Task objective = Omit every picture, and retype the lines that run from the beginning of the data below through the line containing "cx, cy, r = 554, 265, 233", inclusive.
━━━━
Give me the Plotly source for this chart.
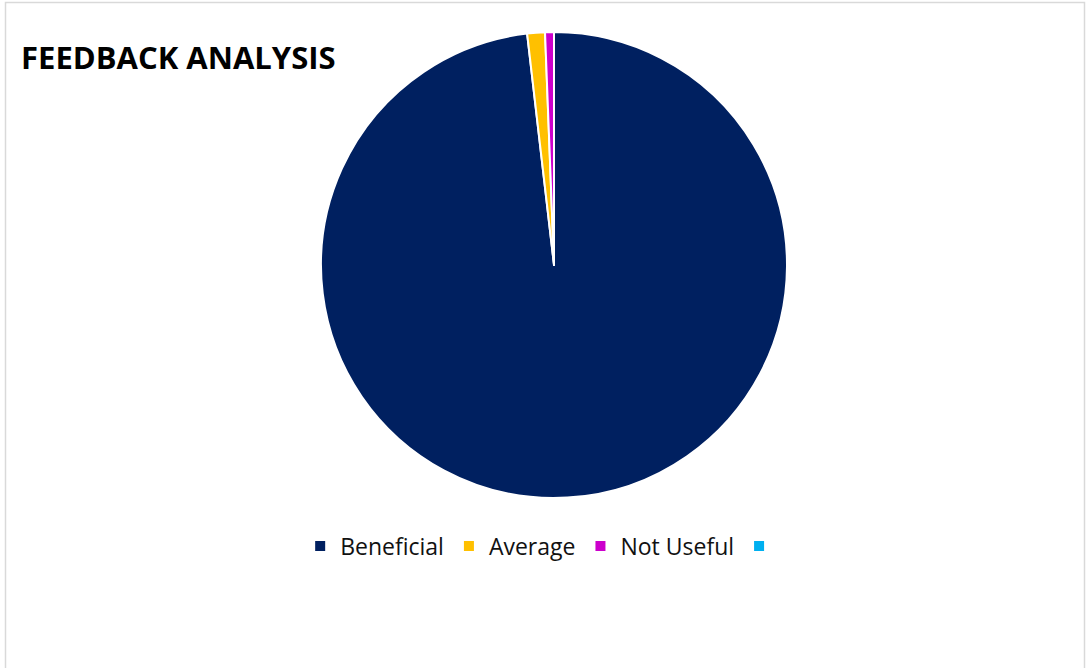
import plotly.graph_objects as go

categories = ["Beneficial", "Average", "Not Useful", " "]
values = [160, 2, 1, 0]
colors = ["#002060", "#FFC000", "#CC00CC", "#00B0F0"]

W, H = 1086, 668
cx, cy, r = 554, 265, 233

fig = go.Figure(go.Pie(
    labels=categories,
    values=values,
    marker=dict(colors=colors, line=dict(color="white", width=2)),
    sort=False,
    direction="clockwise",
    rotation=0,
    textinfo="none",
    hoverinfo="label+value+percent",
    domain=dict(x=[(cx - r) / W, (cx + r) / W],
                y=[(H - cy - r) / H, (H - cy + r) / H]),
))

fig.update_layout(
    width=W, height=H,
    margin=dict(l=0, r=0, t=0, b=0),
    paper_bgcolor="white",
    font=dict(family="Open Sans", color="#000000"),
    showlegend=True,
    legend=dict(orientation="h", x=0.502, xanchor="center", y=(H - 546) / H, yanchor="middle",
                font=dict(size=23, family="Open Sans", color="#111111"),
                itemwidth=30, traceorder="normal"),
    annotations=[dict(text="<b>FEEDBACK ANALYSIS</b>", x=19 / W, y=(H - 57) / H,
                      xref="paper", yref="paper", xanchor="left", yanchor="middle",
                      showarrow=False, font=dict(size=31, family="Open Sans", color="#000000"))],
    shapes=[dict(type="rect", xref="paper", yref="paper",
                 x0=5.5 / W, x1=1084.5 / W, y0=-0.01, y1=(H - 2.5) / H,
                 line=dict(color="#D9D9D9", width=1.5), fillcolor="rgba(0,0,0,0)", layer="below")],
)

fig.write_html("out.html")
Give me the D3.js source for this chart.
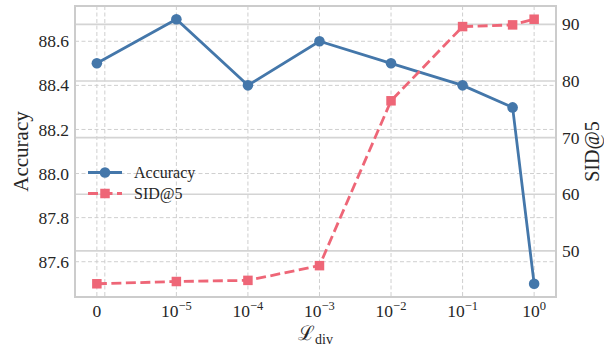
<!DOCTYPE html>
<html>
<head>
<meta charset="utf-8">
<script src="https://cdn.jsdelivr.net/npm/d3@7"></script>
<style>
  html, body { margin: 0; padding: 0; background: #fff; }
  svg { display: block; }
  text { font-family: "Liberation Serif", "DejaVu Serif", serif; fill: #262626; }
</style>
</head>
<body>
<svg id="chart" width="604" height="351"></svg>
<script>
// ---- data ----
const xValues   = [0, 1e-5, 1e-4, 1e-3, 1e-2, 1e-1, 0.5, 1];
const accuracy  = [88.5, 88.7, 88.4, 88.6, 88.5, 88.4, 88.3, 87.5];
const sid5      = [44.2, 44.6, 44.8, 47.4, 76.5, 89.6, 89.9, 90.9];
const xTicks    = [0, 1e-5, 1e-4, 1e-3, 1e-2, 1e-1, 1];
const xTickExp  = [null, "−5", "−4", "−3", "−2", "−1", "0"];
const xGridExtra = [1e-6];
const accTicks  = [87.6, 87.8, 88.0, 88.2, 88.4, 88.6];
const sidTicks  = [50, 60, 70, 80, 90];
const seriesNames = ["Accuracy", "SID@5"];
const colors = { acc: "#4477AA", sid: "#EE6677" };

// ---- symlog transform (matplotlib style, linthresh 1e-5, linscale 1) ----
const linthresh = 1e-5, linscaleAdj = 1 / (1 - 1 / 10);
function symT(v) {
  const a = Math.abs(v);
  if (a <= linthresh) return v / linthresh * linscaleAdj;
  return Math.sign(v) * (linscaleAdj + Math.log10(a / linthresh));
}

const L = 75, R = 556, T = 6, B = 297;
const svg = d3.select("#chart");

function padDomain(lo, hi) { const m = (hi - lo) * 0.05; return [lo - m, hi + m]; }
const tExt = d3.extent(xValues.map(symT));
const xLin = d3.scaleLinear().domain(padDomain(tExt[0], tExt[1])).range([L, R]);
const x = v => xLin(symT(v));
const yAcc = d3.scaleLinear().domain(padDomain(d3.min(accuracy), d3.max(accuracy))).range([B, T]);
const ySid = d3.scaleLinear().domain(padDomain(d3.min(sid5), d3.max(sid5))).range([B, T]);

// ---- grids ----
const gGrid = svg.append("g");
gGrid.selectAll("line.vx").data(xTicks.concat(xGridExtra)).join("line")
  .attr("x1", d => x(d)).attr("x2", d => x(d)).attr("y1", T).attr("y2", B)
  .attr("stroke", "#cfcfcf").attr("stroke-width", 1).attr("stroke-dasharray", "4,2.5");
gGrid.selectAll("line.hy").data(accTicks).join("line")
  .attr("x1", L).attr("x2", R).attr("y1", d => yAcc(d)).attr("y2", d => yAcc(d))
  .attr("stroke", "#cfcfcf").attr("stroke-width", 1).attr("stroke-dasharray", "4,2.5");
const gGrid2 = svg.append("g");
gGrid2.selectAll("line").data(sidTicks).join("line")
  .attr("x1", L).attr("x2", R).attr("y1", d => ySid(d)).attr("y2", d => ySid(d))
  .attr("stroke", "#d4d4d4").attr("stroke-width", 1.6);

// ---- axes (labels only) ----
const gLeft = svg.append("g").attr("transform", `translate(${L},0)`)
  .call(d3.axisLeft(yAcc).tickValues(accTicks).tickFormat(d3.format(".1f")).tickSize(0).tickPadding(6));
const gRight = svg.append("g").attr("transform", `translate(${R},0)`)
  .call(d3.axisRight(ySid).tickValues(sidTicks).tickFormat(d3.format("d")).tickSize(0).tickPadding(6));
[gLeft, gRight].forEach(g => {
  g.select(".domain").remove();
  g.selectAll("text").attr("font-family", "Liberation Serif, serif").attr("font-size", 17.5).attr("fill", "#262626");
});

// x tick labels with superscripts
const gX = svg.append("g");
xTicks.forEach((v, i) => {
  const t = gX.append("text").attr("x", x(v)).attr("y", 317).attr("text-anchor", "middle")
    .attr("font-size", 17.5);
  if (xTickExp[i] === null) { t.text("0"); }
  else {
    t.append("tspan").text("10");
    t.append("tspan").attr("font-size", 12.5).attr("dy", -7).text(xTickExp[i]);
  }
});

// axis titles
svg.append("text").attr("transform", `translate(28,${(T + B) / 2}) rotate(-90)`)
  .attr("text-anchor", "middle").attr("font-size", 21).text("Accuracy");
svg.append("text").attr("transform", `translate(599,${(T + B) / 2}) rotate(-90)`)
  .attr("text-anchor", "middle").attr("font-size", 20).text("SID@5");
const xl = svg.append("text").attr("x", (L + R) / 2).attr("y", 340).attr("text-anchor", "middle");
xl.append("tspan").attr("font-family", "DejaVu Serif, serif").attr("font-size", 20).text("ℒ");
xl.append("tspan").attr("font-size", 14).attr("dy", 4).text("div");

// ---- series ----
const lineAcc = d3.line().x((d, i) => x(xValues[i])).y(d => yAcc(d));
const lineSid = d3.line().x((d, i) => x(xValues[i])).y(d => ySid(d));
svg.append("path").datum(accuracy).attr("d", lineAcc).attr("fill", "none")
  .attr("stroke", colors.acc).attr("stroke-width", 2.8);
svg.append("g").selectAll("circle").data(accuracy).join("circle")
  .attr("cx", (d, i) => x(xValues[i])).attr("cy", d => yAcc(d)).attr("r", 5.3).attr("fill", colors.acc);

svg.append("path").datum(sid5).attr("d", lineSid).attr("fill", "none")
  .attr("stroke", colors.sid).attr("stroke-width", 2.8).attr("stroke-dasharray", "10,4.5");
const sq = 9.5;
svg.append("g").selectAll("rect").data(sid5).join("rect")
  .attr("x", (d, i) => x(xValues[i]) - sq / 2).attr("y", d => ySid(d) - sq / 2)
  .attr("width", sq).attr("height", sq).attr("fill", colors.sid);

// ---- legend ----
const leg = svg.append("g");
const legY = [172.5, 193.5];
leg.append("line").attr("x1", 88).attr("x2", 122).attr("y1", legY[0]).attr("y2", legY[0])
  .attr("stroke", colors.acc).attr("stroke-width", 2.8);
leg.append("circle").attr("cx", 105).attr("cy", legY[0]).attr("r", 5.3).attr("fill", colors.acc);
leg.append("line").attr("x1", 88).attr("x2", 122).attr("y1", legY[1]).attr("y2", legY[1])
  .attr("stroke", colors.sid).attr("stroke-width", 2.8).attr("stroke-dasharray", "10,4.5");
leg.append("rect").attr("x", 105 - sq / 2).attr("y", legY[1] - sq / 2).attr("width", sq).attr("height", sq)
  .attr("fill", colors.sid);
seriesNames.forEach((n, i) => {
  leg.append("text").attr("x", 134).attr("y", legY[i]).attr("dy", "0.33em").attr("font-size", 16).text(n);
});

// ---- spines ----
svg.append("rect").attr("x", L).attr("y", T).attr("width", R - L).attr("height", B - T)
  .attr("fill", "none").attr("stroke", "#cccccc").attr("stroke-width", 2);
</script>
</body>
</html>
━━━━
Response below =
Give me the Plotly source for this chart.
import plotly.graph_objects as go

categories = ["Beneficial", "Average", "Not Useful", " "]
values = [160, 2, 1, 0]
colors = ["#002060", "#FFC000", "#CC00CC", "#00B0F0"]

W, H = 1086, 668
cx, cy, r = 554, 265, 233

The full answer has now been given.